If there is one French recipe that everyone in the whole wide world should learn to make, it is potage, the blended vegetable soup that was once the start to every supper in French households. Souper, the French word for supper comes from soup and potager, the French word for kitchen garden comes from potage—that’s how ubiquitous potages used to be.
While daily potage consumption has been on the wane for years, potages still hold a big place in French kitchens, as can be seen (alas!) by the prepared versions available in packets, cartons and plastic containers at the supermarket. And there are still some wise cooks who know that there is nothing like making one’s own potage…and there is nothing to it. Most of the potage-makers I know just sauté an onion or leek, throw in whatever vegetables they feel like, add water to cover, then cook everything until it’s all soft enough to blend.
Easy, right? Sure…if you’ve made one before. If you haven’t, then a template—or master recipe—could sure come in handy. So, I wrote one down the last time I prepared a basic, this-is-how-I-first-learned-to-make-it potage. There are infinite variations on it; you can keep it simple and rustic or fancy it up the way I did for Turmeric Cauliflower Cream Soup. You can halve it for two or quintuple it for a crowd. And best of all, you can remember the proportions (1 lb. vegetables to 1 quart/1 liter liquid) so once you’ve made it a couple of times, you won’t even need to look at the recipe to whip up a French culinary classic.
Basic French Potage
This master recipe makes 6 cups of soup or enough to serve 4 people. The optional ingredients are just that; the flavor of the soup will be just fine (and actually pretty wonderful) even if you leave them out. The soup will keep 3 to 5 days in the fridge and can also be frozen.
Feel free to thin the potage with more liquid if you prefer a soupier soup. You can also stir in a spoonful of crême fraiche, sour cream, yogurt or a vegan cream substitute (cashew, tofu or other) for extra creaminess. A splash of lemon is also good, as is any pesto or herb sauce you might have on hand. (This is where I often use my jar of zhoug.)
2 tablespoons/30 g/30 ml. vegetable oil, olive oil, butter, lard, or other fat (sausage and bacon drippings are awfully good here…)

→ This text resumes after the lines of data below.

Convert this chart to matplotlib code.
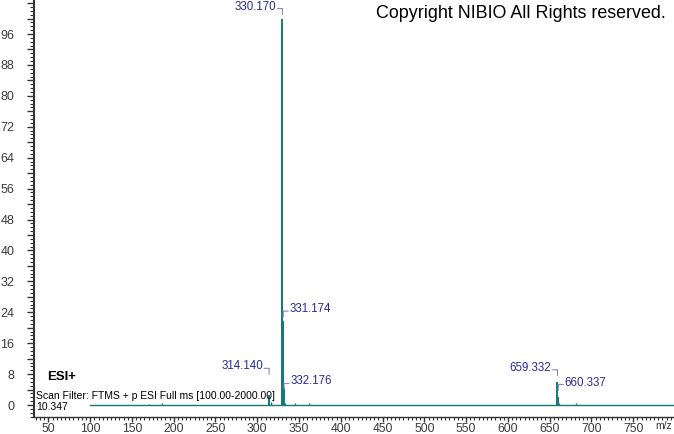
import matplotlib.pyplot as plt
from matplotlib.ticker import MultipleLocator, FuncFormatter
from matplotlib.transforms import offset_copy

plt.rcParams['font.family'] = ['Liberation Sans', 'DejaVu Sans']

# labelled peaks (m/z, relative abundance %)
peak_mz = [314.140, 330.170, 331.174, 332.176, 659.332, 660.337]
peak_int = [2.5, 100.0, 21.7, 4.3, 6.0, 2.2]
peak_labels = ["314.140", "330.170", "331.174", "332.176", "659.332", "660.337"]

# small unlabelled peaks
minor_mz = [170.1, 186.1, 316.1, 329.2, 333.2, 345.2, 362.2, 661.3, 681.3]
minor_int = [0.3, 0.5, 0.7, 0.6, 0.6, 0.4, 0.4, 0.6, 0.4]

scan_lo, scan_hi = 100.0, 2000.0
y_ticks = list(range(0, 97, 8))
x_ticks = list(range(50, 751, 50))

# label layout: side of the stick, lift above peak top (px)
label_side = ['L', 'L', 'R', 'R', 'L', 'R']
label_lift = [27, 10, 10, 5, 12, 12]

teal = '#137878'
navy = '#2a2a96'
brk = '#8a8ab8'
axc = '#333333'

fig = plt.figure(figsize=(6.74, 4.34), dpi=100)
ax = fig.add_axes([34 / 674, 17 / 434, 640 / 674, 417 / 434])
ax.set_xlim(32.8, 798.8)
ax.set_ylim(-3.1, 104.8)

# baseline and sticks
ax.plot([scan_lo, ax.get_xlim()[1]], [0, 0], color=teal, lw=1.0)
ax.vlines(minor_mz, 0, minor_int, color=teal, lw=1.0)
ax.vlines(peak_mz, 0, peak_int, color=teal, lw=1.4)

# peak labels with small brackets
for mz, h, lab, side, lift in zip(peak_mz, peak_int, peak_labels, label_side, label_lift):
    base = offset_copy(ax.transData, fig=fig, x=0, y=lift, units='dots')
    if side == 'L':
        hx, ha, tx = -5, 'right', -6
    else:
        hx, ha, tx = 5, 'left', 6
    t_h = offset_copy(base, fig=fig, x=hx, y=0, units='dots')
    t_low = offset_copy(ax.transData, fig=fig, x=0, y=lift - 6, units='dots')
    ax.annotate('', xy=(mz, h), xycoords=t_low, xytext=(mz, h), textcoords=base,
                arrowprops=dict(arrowstyle='-', color=brk, lw=0.8, shrinkA=0, shrinkB=0))
    ax.annotate('', xy=(mz, h), xycoords=t_h, xytext=(mz, h), textcoords=base,
                arrowprops=dict(arrowstyle='-', color=brk, lw=0.8, shrinkA=0, shrinkB=0))
    t_txt = offset_copy(base, fig=fig, x=tx, y=2, units='dots')
    ax.text(mz, h, lab, transform=t_txt, ha=ha, va='center', fontsize=8.3, color=navy)

# axes styling
for s in ['top', 'right']:
    ax.spines[s].set_visible(False)
ax.spines['left'].set_color(axc)
ax.spines['left'].set_linewidth(1.5)
ax.spines['bottom'].set_color(axc)
ax.spines['bottom'].set_linewidth(1.0)

ax.set_yticks(range(0, 105, 4))
ax.yaxis.set_major_formatter(FuncFormatter(lambda v, p: '%d' % v if v in y_ticks else ''))
ax.yaxis.set_minor_locator(MultipleLocator(1))
ax.set_xticks(x_ticks)
ax.xaxis.set_minor_locator(MultipleLocator(5))
ax.tick_params(axis='y', which='major', length=5, width=1, color=axc,
               labelsize=9, labelcolor='#3a3a3a', pad=9)
ax.tick_params(axis='y', which='minor', length=3, width=0.8, color=axc)
ax.tick_params(axis='x', which='major', length=3.5, width=1, color=axc,
               labelsize=8.7, labelcolor='#3a3a3a', pad=0.5)
ax.tick_params(axis='x', which='minor', length=2.5, width=0.8, color=axc)

# text annotations
fig.text(376 / 674, 1 - 14 / 434, 'Copyright NIBIO All Rights reserved.',
         fontsize=12.9, color='black', va='center', ha='left')
fig.text(47 / 674, 1 - 377 / 434, 'ESI+', fontsize=9.5, fontweight='bold', va='center')
fig.text(36 / 674, 1 - 396 / 434,
         'Scan Filter: FTMS + p ESI Full ms [%.2f-%.2f]' % (scan_lo, scan_hi),
         fontsize=7.5, va='center')
fig.text(36 / 674, 1 - 407 / 434, '10.347', fontsize=7.5, va='center')
fig.text(664 / 674, 1 - 426 / 434, 'm/z', fontsize=7.5, va='center', ha='center',
         color='#333333')

fig.savefig('out.png', dpi=100)
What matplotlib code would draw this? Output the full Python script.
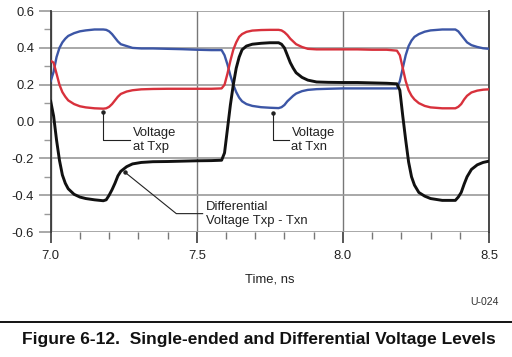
import matplotlib
matplotlib.use("Agg")
import matplotlib.pyplot as plt
from matplotlib.ticker import MultipleLocator, FormatStrFormatter
from matplotlib.lines import Line2D

plt.rcParams['font.family'] = ['Liberation Sans', 'DejaVu Sans']

# time axis, ns
time_ns = [7.00, 7.01, 7.02, 7.03, 7.04, 7.05, 7.06, 7.08, 7.10, 7.12,
           7.15, 7.18, 7.19, 7.20, 7.21, 7.22, 7.23, 7.24, 7.26, 7.28,
           7.31, 7.35, 7.40, 7.45, 7.50, 7.55, 7.585, 7.595, 7.605, 7.615,
           7.625, 7.635, 7.645, 7.655, 7.67, 7.69, 7.72, 7.75, 7.78, 7.79,
           7.80, 7.81, 7.82, 7.83, 7.84, 7.86, 7.88, 7.91, 7.95, 8.00,
           8.05, 8.10, 8.15, 8.185, 8.195, 8.205, 8.215, 8.225, 8.235, 8.245,
           8.26, 8.28, 8.30, 8.34, 8.385, 8.395, 8.405, 8.415, 8.425, 8.44,
           8.46, 8.48, 8.50]

# voltage at Txn (blue)
v_txn = [0.22, 0.27, 0.35, 0.40, 0.43, 0.45, 0.465, 0.48, 0.49, 0.495,
         0.50, 0.50, 0.498, 0.49, 0.475, 0.455, 0.435, 0.42, 0.41, 0.40,
         0.397, 0.397, 0.395, 0.393, 0.39, 0.388, 0.388, 0.36, 0.31, 0.25,
         0.20, 0.16, 0.13, 0.11, 0.095, 0.085, 0.078, 0.075, 0.073, 0.078,
         0.09, 0.11, 0.125, 0.14, 0.152, 0.165, 0.172, 0.176, 0.178, 0.18,
         0.18, 0.18, 0.18, 0.18, 0.22, 0.29, 0.36, 0.41, 0.44, 0.46,
         0.475, 0.488, 0.495, 0.50, 0.50, 0.49, 0.47, 0.45, 0.43, 0.415,
         0.405, 0.398, 0.395]

# voltage at Txp (red)
v_txp = [0.33, 0.32, 0.26, 0.20, 0.16, 0.135, 0.115, 0.095, 0.083, 0.077,
         0.072, 0.07, 0.072, 0.08, 0.095, 0.115, 0.135, 0.15, 0.163, 0.17,
         0.175, 0.177, 0.178, 0.178, 0.178, 0.178, 0.18, 0.20, 0.26, 0.33,
         0.39, 0.43, 0.46, 0.475, 0.487, 0.494, 0.497, 0.498, 0.498, 0.495,
         0.485, 0.47, 0.45, 0.435, 0.42, 0.405, 0.395, 0.392, 0.392, 0.392,
         0.392, 0.39, 0.39, 0.385, 0.36, 0.29, 0.22, 0.17, 0.14, 0.12,
         0.10, 0.085, 0.077, 0.072, 0.072, 0.08, 0.095, 0.12, 0.14, 0.158,
         0.168, 0.173, 0.175]

# differential voltage Txp - Txn (black)
v_diff = [0.11, 0.03, -0.10, -0.21, -0.29, -0.335, -0.365, -0.395, -0.41, -0.418,
          -0.425, -0.43, -0.425, -0.40, -0.37, -0.335, -0.295, -0.27, -0.245, -0.23,
          -0.222, -0.218, -0.217, -0.215, -0.213, -0.212, -0.21, -0.17, -0.04, 0.09,
          0.20, 0.29, 0.35, 0.39, 0.41, 0.42, 0.425, 0.428, 0.428, 0.42,
          0.40, 0.36, 0.32, 0.29, 0.265, 0.24, 0.225, 0.215, 0.213, 0.212,
          0.212, 0.21, 0.208, 0.205, 0.17, 0.03, -0.10, -0.22, -0.30, -0.345,
          -0.385, -0.405, -0.418, -0.428, -0.428, -0.41, -0.385, -0.34, -0.30, -0.26,
          -0.235, -0.222, -0.215]

x_ticks = [7.0, 7.5, 8.0, 8.5]
y_ticks = [-0.6, -0.4, -0.2, 0.0, 0.2, 0.4, 0.6]

title = "Figure 6-12.  Single-ended and Differential Voltage Levels"

fig = plt.figure(figsize=(5.12, 3.57), dpi=100)
ax = fig.add_axes([0.099, 0.350, 0.856, 0.619])

grid_col = '#9a9a9a'
dark = '#3a3a3a'
fs = 9.4

ax.plot(time_ns, v_txn, color='#3c56a6', lw=1.7, zorder=3)
ax.plot(time_ns, v_txp, color='#d8313c', lw=1.7, zorder=3)
ax.plot(time_ns, v_diff, color='#111111', lw=2.1, zorder=4)

ax.set_xlim(7.0, 8.5)
ax.set_ylim(-0.6, 0.6)
ax.set_xticks(x_ticks)
ax.set_yticks(y_ticks)
ax.xaxis.set_minor_locator(MultipleLocator(0.1))
ax.yaxis.set_minor_locator(MultipleLocator(0.1))
ax.xaxis.set_major_formatter(FormatStrFormatter('%.1f'))
ax.yaxis.set_major_formatter(FormatStrFormatter('%.1f'))

for s in ['top', 'bottom']:
    ax.spines[s].set_visible(False)
for s in ['left', 'right']:
    ax.spines[s].set_color(dark)
    ax.spines[s].set_linewidth(1.3)

ax.grid(True, which='major', axis='y', color=grid_col, lw=1.2)
ax.grid(True, which='major', axis='x', color='#777777', lw=1.0)
ax.set_axisbelow(True)

ax.tick_params(axis='y', which='major', direction='out', length=9, width=1.2,
               color=grid_col, pad=3, labelsize=fs, labelcolor='#222222')
ax.tick_params(axis='y', which='minor', direction='out', length=5, width=1.0,
               color=grid_col)
ax.tick_params(axis='x', which='major', direction='out', length=8, width=1.2,
               color=dark, pad=5, labelsize=fs, labelcolor='#222222')
ax.tick_params(axis='x', which='minor', direction='out', length=5, width=1.0,
               color='#777777')

ax.set_xlabel("Time, ns", fontsize=fs, color='#222222', labelpad=8)

# leader lines and labels
lead = dict(color='#222222', lw=0.8, zorder=5)
dot = dict(color='#222222', marker='o', ms=2.2, zorder=5)

ax.plot([7.18, 7.18, 7.27], [0.05, -0.10, -0.10], **lead)
ax.plot([7.18], [0.05], **dot)
ax.text(7.283, -0.10, "Voltage\nat Txp", fontsize=fs, va='center', ha='left',
        color='#222222', linespacing=1.2)

ax.plot([7.76, 7.76, 7.815], [0.045, -0.10, -0.10], **lead)
ax.plot([7.76], [0.045], **dot)
ax.text(7.824, -0.10, "Voltage\nat Txn", fontsize=fs, va='center', ha='left',
        color='#222222', linespacing=1.2)

ax.plot([7.254, 7.43, 7.52], [-0.275, -0.50, -0.50], **lead)
ax.plot([7.254], [-0.275], **dot)
ax.text(7.53, -0.50, "Differential\nVoltage Txp - Txn", fontsize=fs, va='center',
        ha='left', color='#222222', linespacing=1.2)

fig.text(0.947, 0.154, "U-024", fontsize=7.6, ha='center', va='center', color='#333333')
fig.add_artist(Line2D([0.0, 1.0], [0.098, 0.098], color='black', lw=1.3,
                      transform=fig.transFigure))
fig.text(0.506, 0.048, title, fontsize=12.5, fontweight='bold', ha='center',
         va='center', color='#111111')

fig.savefig("out.png", dpi=100)
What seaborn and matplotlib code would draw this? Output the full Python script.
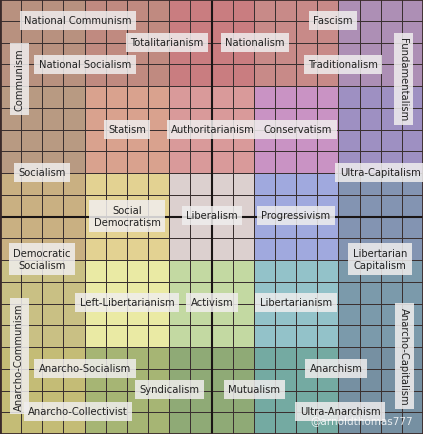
import numpy as np
import matplotlib
matplotlib.use("Agg")
import matplotlib.pyplot as plt
import seaborn as sns
from matplotlib.colors import ListedColormap

block_colors = [
    ["#b8917f", "#c08a80", "#c97d80", "#c88a88", "#ad8fb5"],
    ["#b89a82", "#d9a28e", "#d99a9a", "#c993c4", "#9e90c2"],
    ["#c9b082", "#e3d292", "#dcd0cf", "#a0a9de", "#8394b2"],
    ["#c9c084", "#eaeaa4", "#c3d9a2", "#93c2c9", "#7b9aab"],
    ["#c4bc76", "#a6b574", "#8faa76", "#74aaa2", "#7690a2"],
]
labels = ["National Communism", "Totalitarianism", "Nationalism", "Fascism", "National Socialism",
          "Communism", "Traditionalism", "Fundamentalism", "Statism", "Authoritarianism",
          "Conservatism", "Socialism", "Ultra-Capitalism", "Social\nDemocratism", "Liberalism",
          "Progressivism", "Democratic\nSocialism", "Libertarian\nCapitalism", "Left-Libertarianism",
          "Activism", "Libertarianism", "Anarcho-Communism", "Anarcho-Capitalism",
          "Anarcho-Socialism", "Anarchism", "Syndicalism", "Mutualism", "Anarcho-Collectivist",
          "Ultra-Anarchism"]
label_px = [(78,21),(167,43),(255,43),(333,21),(85,65),(19,80),(343,65),(403,80),(127,130),
            (213,130),(298,130),(42,173),(380,173),(127,217),(212,216),(296,216),(42,260),
            (380,260),(127,303),(212,303),(296,303),(19,357),(404,357),(85,369),(336,369),
            (169,390),(254,390),(78,412),(340,412)]
label_rot = {"Communism":90, "Fundamentalism":-90, "Anarcho-Communism":90, "Anarcho-Capitalism":-90}

flat = [c for row in block_colors for c in row]
idx = np.zeros((20, 20), dtype=int)
for r in range(20):
    for c in range(20):
        idx[r, c] = (r // 4) * 5 + (c // 4)

fig = plt.figure(figsize=(4.23, 4.35), dpi=100)
ax = fig.add_axes([0, 0, 1, 1])
sns.heatmap(idx, cmap=ListedColormap(flat), vmin=-0.5, vmax=24.5, cbar=False,
            linewidths=0.6, linecolor="#3a3030", ax=ax, xticklabels=False, yticklabels=False)
ax.axvline(10, color="#1a1515", lw=1.5)
ax.axhline(10, color="#1a1515", lw=1.5)
for s in ax.spines.values():
    s.set_visible(True); s.set_color("#3a2a2a"); s.set_linewidth(2)

W, H = 423, 435
for lab, (px, py) in zip(labels, label_px):
    ax.text(px / W * 20, py / H * 20, lab, ha="center", va="center", fontsize=7.2,
            rotation=label_rot.get(lab, 0), color="#222222", linespacing=1.3,
            fontfamily="Liberation Sans Narrow" if False else "DejaVu Sans",
            bbox=dict(boxstyle="square,pad=0.45", fc="#f0eeee", ec="none", alpha=0.85))
ax.text(362 / W * 20, 421 / H * 20, "@arnoldthomas777", ha="center", va="center",
        fontsize=7.5, color="white", alpha=0.85)
fig.savefig("out.png", dpi=100)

1 leek or small onion, chopped (save the leek green for another use)
1 clove garlic, minced, optional
¼ cup white wine or vermouth, optional
1 lb. chopped vegetables (my go-to combo is ¾ lb. potatoes and ¼ lb. carrots; only thing to avoid is cabbage which gives potage a funky flavor and texture)
1 quart/1 liter/4 cups water or broth
1 sprig fresh or dried thyme or ¼ tsp. dried thyme leaves
1 bay leaf, optional
Heat the oil or fat in a medium saucepan or Dutch oven over medium heat. Add the leek or onion and a pinch of salt, and sauté 3 to 5 minutes, or until softened. Add the garlic ir using, and sauté 15 seconds. Add the white wine or vermouth, and cook until most of the liquid has evaporated. Add the remaining ingredients, cover, and bring the soup to a boil. Reduce the heat to medium-low, and simmer 20 to 30 minutes, or until the vegetables are very soft.
Remove the soup from the heat, and blend in a blender or food processor or with a hand-held blender until smooth. Season with salt and pepper.